Look, I know about the spasmodic dysphonia, the vocal condition that makes her sound like somebody's dotty grandmother trying not to slur her words after a second bottle of white zinfandel. That's a tough break and she can't help it. Far be it from me to criticize someone's disability. On the other hand, since there aren't many slots open for radio personalities, you'd think they could find one with the minimum qualification: a voice that does not evoke fingernails on a chalkboard.

You'd also think they could find one with a personality. That's my real beef with Diane Rehm: the personality. She has no sense of timing, she interrupts knowledgable guests to interject inane non sequiturs, and worst of all, she has no discernible sense of humor. Don't ask me why she's smiling in the picture; maybe she's imagining a deadly strain of ebola that infects only Republican males. That's another thing about Diane: she eschews any pretense of objectivity. Fine, there are plenty of right-wing ranters out there too. But couldn't she at least make a joke once in awhile?

The prosecution rests. Except to add that Diane Rehm's familiarity with world events doesn't appear to extend much past 1997. All in all, it's a crappy radio show and I'm at a loss to explain its purported popularity.

Tuesday, March 3, 2009

Maybe Sin City isn't much of a muse

OK, I've plunged back into crime fiction, but I seem to have started at the shallow end of the pool: Murder in Vegas, a 2005 anthology of short stories edited by Michael Connelly. I found it at the library a few days ago and I was in a hurry.

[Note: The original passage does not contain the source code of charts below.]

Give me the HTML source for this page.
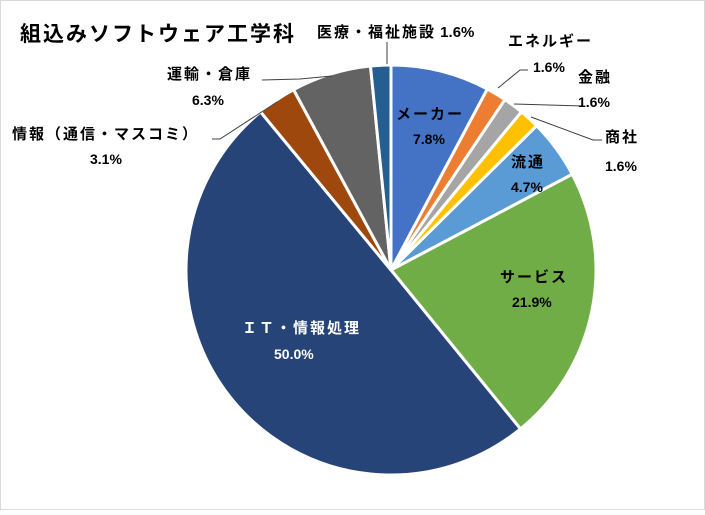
<!DOCTYPE html>
<html><head><meta charset="utf-8"><style>
body{margin:0;background:#fff}
svg text{font-family:"Liberation Sans","Noto Sans CJK JP",sans-serif;font-weight:bold;font-size:14px;fill:#000}
svg text.j{font-size:15px;letter-spacing:2px}
</style></head><body>
<svg id="s" width="705" height="510" xmlns="http://www.w3.org/2000/svg">
<rect x="0.5" y="0.5" width="704" height="509" fill="#fff" stroke="#d9d9d9"/>
<text x="20" y="41" style="font-size:21px;letter-spacing:2px">組込みソフトウェア工学科</text>
<g id="p"></g>
<g fill="none" stroke="#404040" stroke-width="1">
<polyline points="387,64 387,42"/>
<polyline points="498,88 520,70 528,70"/>
<polyline points="514,104 583,106"/>
<polyline points="531,117 593,140 602,140"/>
<polyline points="212,139 220,139 277,102"/>
<polyline points="262,80 300,79 332,76"/>
</g>
<text x="317" y="37" class="j">医療・福祉施設<tspan style="letter-spacing:0"> 1.6%</tspan></text>
<text x="508" y="46" class="j">エネルギー</text>
<text x="533" y="72">1.6%</text>
<text x="578" y="82" class="j">金融</text>
<text x="578" y="107">1.6%</text>
<text x="605" y="142" class="j">商社</text>
<text x="605" y="171">1.6%</text>
<text x="396" y="119" class="j">メーカー</text>
<text x="413" y="144">7.8%</text>
<text x="511" y="167" class="j">流通</text>
<text x="511" y="192">4.7%</text>
<text x="500" y="282" class="j">サービス</text>
<text x="512" y="307">21.9%</text>
<text x="242" y="333" class="j" style="fill:#fff">ＩＴ・情報処理</text>
<text x="274" y="359" style="fill:#fff">50.0%</text>
<text x="167" y="79" class="j">運輸・倉庫</text>
<text x="192" y="105">6.3%</text>
<text x="12" y="139" class="j">情報（通信・マスコミ）</text>
<text x="90" y="164">3.1%</text>
</svg>
<script>
var d=[[7.8,"#4472C4"],[1.6,"#ED7D31"],[1.6,"#A5A5A5"],[1.6,"#FFC000"],[4.7,"#5B9BD5"],[21.9,"#70AD47"],[50,"#264478"],[3.1,"#9E480E"],[6.3,"#636363"],[1.6,"#255E91"]];
var t=0;d.forEach(function(x){t+=x[0]});
var cx=391,cy=270,r=205,a=0,h="";
d.forEach(function(x){var b=a+x[0]/t*2*Math.PI;
var x1=cx+r*Math.sin(a),y1=cy-r*Math.cos(a),x2=cx+r*Math.sin(b),y2=cy-r*Math.cos(b);
h+='<path d="M'+cx+','+cy+'L'+x1+','+y1+'A'+r+','+r+' 0 '+((b-a)>Math.PI?1:0)+' 1 '+x2+','+y2+'Z" fill="'+x[1]+'" stroke="#fff" stroke-width="3"/>';a=b;});
document.getElementById("p").innerHTML=h;
</script>
</body></html>
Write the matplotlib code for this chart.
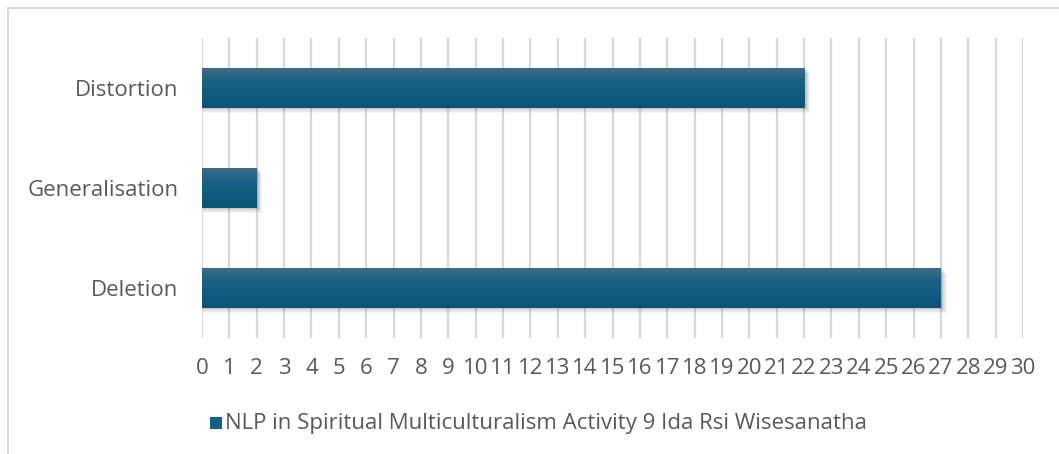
import numpy as np
import matplotlib
matplotlib.use("Agg")
import matplotlib.pyplot as plt
from matplotlib.patches import Rectangle
from matplotlib.colors import LinearSegmentedColormap

categories = ["Deletion", "Generalisation", "Distortion"]
values = [27, 2, 22]
series_name = "NLP in Spiritual Multiculturalism Activity 9 Ida Rsi Wisesanatha"
xticks = list(range(0, 31))

plt.rcParams['font.family'] = ['Open Sans', 'DejaVu Sans']

W, H = 1059, 454
fig = plt.figure(figsize=(W / 100, H / 100), dpi=100)
ax = fig.add_axes([202 / W, 1 - 338 / H, (1023 - 202) / W, 300 / H])

# figure frame
fig.patches.append(Rectangle((8 / W, -0.1), 1.2, (H - 8) / H + 0.1, transform=fig.transFigure,
                             fill=False, edgecolor="#d9d9d9", lw=1.5))

ax.set_xlim(0, 30)
ax.set_ylim(-0.5, 2.5)
for s in ax.spines.values():
    s.set_visible(False)
ax.set_xticks(xticks)
ax.set_xticklabels([str(t) for t in xticks])
ax.set_yticks(range(len(categories)))
ax.set_yticklabels(categories)
ax.tick_params(axis='both', length=0, labelsize=16, colors="#595959")
ax.tick_params(axis='x', pad=14.5)
ax.tick_params(axis='y', pad=17)
ax.xaxis.grid(True, color="#d9d9d9", lw=1.6)
ax.set_axisbelow(True)

cmap = LinearSegmentedColormap.from_list("g", ["#3f6b88", "#1a6184", "#0e5c80", "#0b5377"])
grad = np.linspace(0, 1, 256).reshape(-1, 1)
h = 0.4
for i, v in enumerate(values):
    # soft shadow
    for k, a in enumerate([0.04, 0.05, 0.06, 0.08]):
        off = 0.012 * (4 - k)
        sh = Rectangle((0.03, i - h / 2 - off), v + 0.02 + 0.04 * (4 - k), h, facecolor="#000000",
                       alpha=a, lw=0, zorder=2)
        ax.add_patch(sh)
    rect = Rectangle((0, i - h / 2), v, h, facecolor="none", lw=0, zorder=3)
    ax.add_patch(rect)
    im = ax.imshow(grad, cmap=cmap, aspect='auto', extent=(0, v, i - h / 2, i + h / 2),
                   origin='upper', zorder=3, interpolation='bilinear')
    im.set_clip_path(rect)

ax.set_xlim(0, 30)
ax.set_ylim(-0.5, 2.5)

# legend
lx, ly = 210 / W, 1 - 423 / H
fig.patches.append(Rectangle((lx, ly - 6 / H), 12 / W, 12 / H, transform=fig.transFigure,
                             facecolor="#175f82", edgecolor="none"))
fig.text(lx + 15 / W, ly, series_name, fontsize=16, color="#595959", va='center', ha='left')

fig.savefig("out.png", dpi=100)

I like short stories, even though it's rare to find a really good one. The yarns here -- set, as you might imagine, in Las Vegas -- are entertaining enough but only one ("The Sunshine Tax") is close to memorable. The rest all seem a bit derivative and predictable and lean heavily on violence to resolve plot complications -- which is the sort of thing I'm perfectly capable of writing myself. I read short stories for fun, but also to gain insights about the craft, and these didn't yield many.

They didn't yield many new angles on Vegas, either. We were there in December. While the city remains a glittering petri dish of vice and weakness, it has a pathetic air about it now. You walk the sleazy Strip and don't think much about heists and high rollers and hit men. You occasionally think about noirish lascivious ladies, but only because of those stupid pamphlets always being thrust at you. These stories are all set in the present, but they seem to reference a time when Sinatra and the Rat Pack were boozing it up on stage -- a time when Las Vegas was, in fact, unique and maybe a little dangerous. I guess that's why none of them seem particularly relevant.

This isn't a review, of course -- what kind of an idiot reviews a four-year-old anthology? Mostly it's just another reflection on what makes a decent short story. And it's a challenge to myself. I've long thought about doing a yarn set in Vegas; now I'm going to try to write one. Talk is cheap; let's see if I can do better.